RePPL: Recalibrating Perplexity by Uncertainty in Semantic Propagation and Language Generation for Explainable QA Hallucination Detection
Yiming Huang, Junyan Zhang, Zihao Wang, Biquan Bie, Yunzhong Qiu, Xuming Hu, Yi R. Fung, Xinlei He
TL;DR
RePPL addresses hallucinations in large language models by recalibrating uncertainty from two sources: semantic-propagation uncertainty captured via token attribution across sampled generations (InnerPPL) and language-generation uncertainty via token confidences (OuterPPL). The two components are combined multiplicatively into a final RePPL score, yielding both strong detection performance and token-level explanations of hallucination triggers.
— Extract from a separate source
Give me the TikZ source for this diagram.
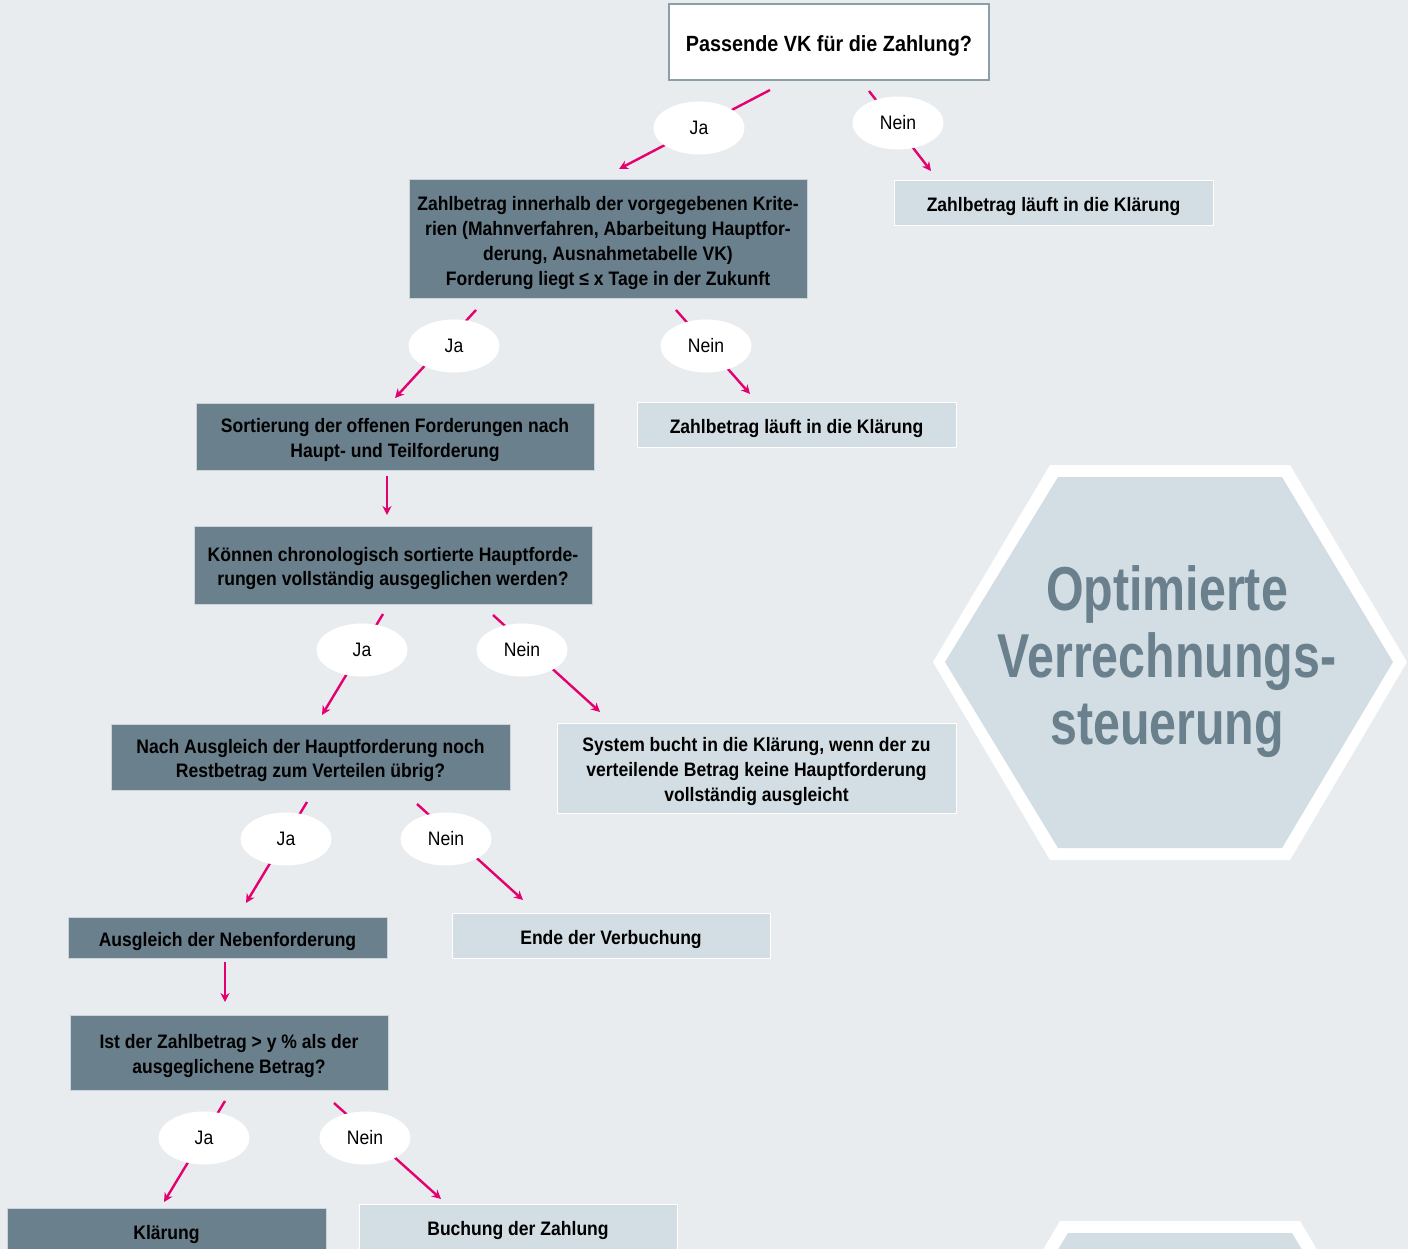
\documentclass[tikz,border=0pt]{standalone}
\usepackage{fontspec}
\setmainfont[FakeStretch=0.9]{Liberation Sans}
\newfontfamily\titlefont[FakeStretch=0.78]{Liberation Sans}
\usetikzlibrary{shapes.geometric,arrows.meta}
\definecolor{bg}{HTML}{E8ECEF}
\definecolor{dk}{HTML}{6A808D}
\definecolor{lt}{HTML}{D3DEE4}
\definecolor{mag}{HTML}{E5006F}
\definecolor{edgeL}{HTML}{C9D3D9}
\definecolor{topedge}{HTML}{8C9EA8}
\tikzset{
  box/.style={rectangle, inner sep=0pt},
  bt/.style={align=center, text=black, inner sep=0pt, yshift=-3.5pt,
    font=\bfseries\fontsize{19.5}{24.7}\selectfont},
  darkbox/.style={box, fill=dk, draw=edgeL, line width=1pt},
  lightbox/.style={box, fill=lt, draw=white, line width=1pt},
  lab/.style={ellipse, fill=white, minimum width=91pt, minimum height=53pt,
    inner sep=0pt, font=\fontsize{19.5}{22}\selectfont},
  arr/.style={draw=mag, line width=2.4pt, -{Stealth[length=9pt,width=9pt]}},
  hexo/.style={fill=white},
  hexi/.style={fill=lt}
}
\begin{document}
\begin{tikzpicture}[x=1pt,y=-1pt]
\useasboundingbox (0,0) rectangle (1408,1249);
\begin{scope}
\clip (0,0) rectangle (1408,1249);
\fill[bg] (0,0) rectangle (1408,1249);
% hexagons
\fill[hexo] (933,662) -- (1050,465) -- (1290,465) -- (1407,662) -- (1290,860) -- (1050,860) -- cycle;
\fill[hexi] (945,662) -- (1058,477) -- (1282,477) -- (1393,662) -- (1282,848) -- (1058,848) -- cycle;
\begin{scope}[shift={(10,756)}]
\fill[hexo] (933,662) -- (1050,465) -- (1290,465) -- (1407,662) -- (1290,860) -- (1050,860) -- cycle;
\fill[hexi] (945,662) -- (1058,477) -- (1282,477) -- (1393,662) -- (1282,848) -- (1058,848) -- cycle;
\end{scope}
\node[align=center, text=dk, font=\titlefont\bfseries\fontsize{62}{67}\selectfont] (title) at (1167,662)
  {Optimierte\\Verrechnungs-\\steuerung};

% boxes
\node[box, fill=white, draw=topedge, line width=1.2pt, minimum width=320pt, minimum height=76pt,
  label={[bt, font=\bfseries\fontsize{22}{26}\selectfont]center:{Passende VK für die Zahlung?}}] (top) at (829,42) {};
\node[lightbox, minimum width=319pt, minimum height=45pt,
  label={[bt]center:{Zahlbetrag läuft in die Klärung}}] (r1) at (1053.5,203.5) {};
\node[darkbox, minimum width=398pt, minimum height=119pt,
  label={[bt]center:{Zahlbetrag innerhalb der vorgegebenen Krite-\\rien (Mahnverfahren, Abarbeitung Hauptfor-\\derung, Ausnahmetabelle VK)\\Forderung liegt ≤ x Tage in der Zukunft}}] (crit) at (608,239.5) {};
\node[lightbox, minimum width=319pt, minimum height=45pt,
  label={[bt]center:{Zahlbetrag läuft in die Klärung}}] (r2) at (796.5,424.5) {};
\node[darkbox, minimum width=398pt, minimum height=67pt,
  label={[bt]center:{Sortierung der offenen Forderungen nach\\Haupt- und Teilforderung}}] (sort) at (395,436.5) {};
\node[darkbox, minimum width=398pt, minimum height=78pt,
  label={[bt]center:{Können chronologisch sortierte Hauptforde-\\rungen vollständig ausgeglichen werden?}}] (koen) at (393,565) {};
\node[darkbox, minimum width=399pt, minimum height=66pt,
  label={[bt]center:{Nach Ausgleich der Hauptforderung noch\\Restbetrag zum Verteilen übrig?}}] (nach) at (310.5,757) {};
\node[lightbox, minimum width=399pt, minimum height=90pt,
  label={[bt]center:{System bucht in die Klärung, wenn der zu\\verteilende Betrag keine Hauptforderung\\vollständig ausgleicht}}] (sys) at (756.5,768) {};
\node[darkbox, minimum width=319pt, minimum height=41pt,
  label={[bt]center:{Ausgleich der Nebenforderung}}] (ausg) at (227.5,937.5) {};
\node[lightbox, minimum width=318pt, minimum height=45pt,
  label={[bt]center:{Ende der Verbuchung}}] (ende) at (611,935.5) {};
\node[darkbox, minimum width=318pt, minimum height=75pt,
  label={[bt]center:{Ist der Zahlbetrag > y \% als der\\ausgeglichene Betrag?}}] (ist) at (229,1052.5) {};
\node[darkbox, minimum width=319pt, minimum height=45pt,
  label={[bt]center:{Klärung}}] (klae) at (166.5,1230.5) {};
\node[lightbox, minimum width=318pt, minimum height=45pt,
  label={[bt]center:{Buchung der Zahlung}}] (buch) at (518,1226.5) {};

% connector end points
\coordinate (s1) at (770,90);   \coordinate (e1) at (619,169);
\coordinate (s2) at (869,91);   \coordinate (e2) at (931,171);
\coordinate (s3) at (476,310);  \coordinate (e3) at (395,398);
\coordinate (s4) at (676,310);  \coordinate (e4) at (750,394);
\coordinate (s5) at (387,476);  \coordinate (e5) at (387,515);
\coordinate (s6) at (383,614);  \coordinate (e6) at (322,715);
\coordinate (s7) at (493,615);  \coordinate (e7) at (600,712);
\coordinate (s8) at (307,802);  \coordinate (e8) at (246,903);
\coordinate (s9) at (417,804);  \coordinate (e9) at (523,900);
\coordinate (s10) at (225,962); \coordinate (e10) at (225,1002);
\coordinate (s11) at (225,1101); \coordinate (e11) at (164,1202);
\coordinate (s12) at (334,1103); \coordinate (e12) at (441,1199);
\foreach \i in {1,...,12} { \draw[arr] (s\i) -- (e\i); }

% labels
\node[lab] (ja1) at (699,128) {Ja};
\node[lab] (ne1) at (898,123) {Nein};
\node[lab] (ja2) at (454,346) {Ja};
\node[lab] (ne2) at (706,346) {Nein};
\node[lab] (ja3) at (362,650) {Ja};
\node[lab] (ne3) at (522,650) {Nein};
\node[lab] (ja4) at (286,839) {Ja};
\node[lab] (ne4) at (446,839) {Nein};
\node[lab] (ja5) at (204,1138) {Ja};
\node[lab] (ne5) at (365,1138) {Nein};
\end{scope}
\end{tikzpicture}
\end{document}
Empirical results on four QA datasets across multiple instruction-tuned models show an average AUC of approximately 0.833 for all-datasets, outperforming several baselines and providing robust, explainable uncertainty signals. The work advances explainable QA hallucination detection and offers a practical, non-parametric approach suitable for zero-shot analysis with interpretable token-level cues.
Abstract
Large Language Models (LLMs) have become powerful, but hallucinations remain a vital obstacle to their trustworthy use. Previous works improved the capability of hallucination detection by measuring uncertainty. But they can not explain the provenance behind why hallucinations occur, particularly in identifying which part of the inputs tends to trigger hallucinations. Recent works on the prompt attack indicate that uncertainty exists in semantic propagation, where attention mechanisms gradually fuse local token information into high-level semantics across layers. Meanwhile, uncertainty also emerges in language generation, due to its probability-based selection of high-level semantics for sampled generations. Based on that, we propose RePPL to recalibrate uncertainty measurement by these two aspects, which dispatches explainable uncertainty scores to each token and aggregates in Perplexity-style Log-Average form as a total score. Experiments show that it achieves the best comprehensive detection performance across various QA datasets on advanced models (average AUC of 0.833), and it is capable of producing token-level uncertainty scores as explanations of hallucination.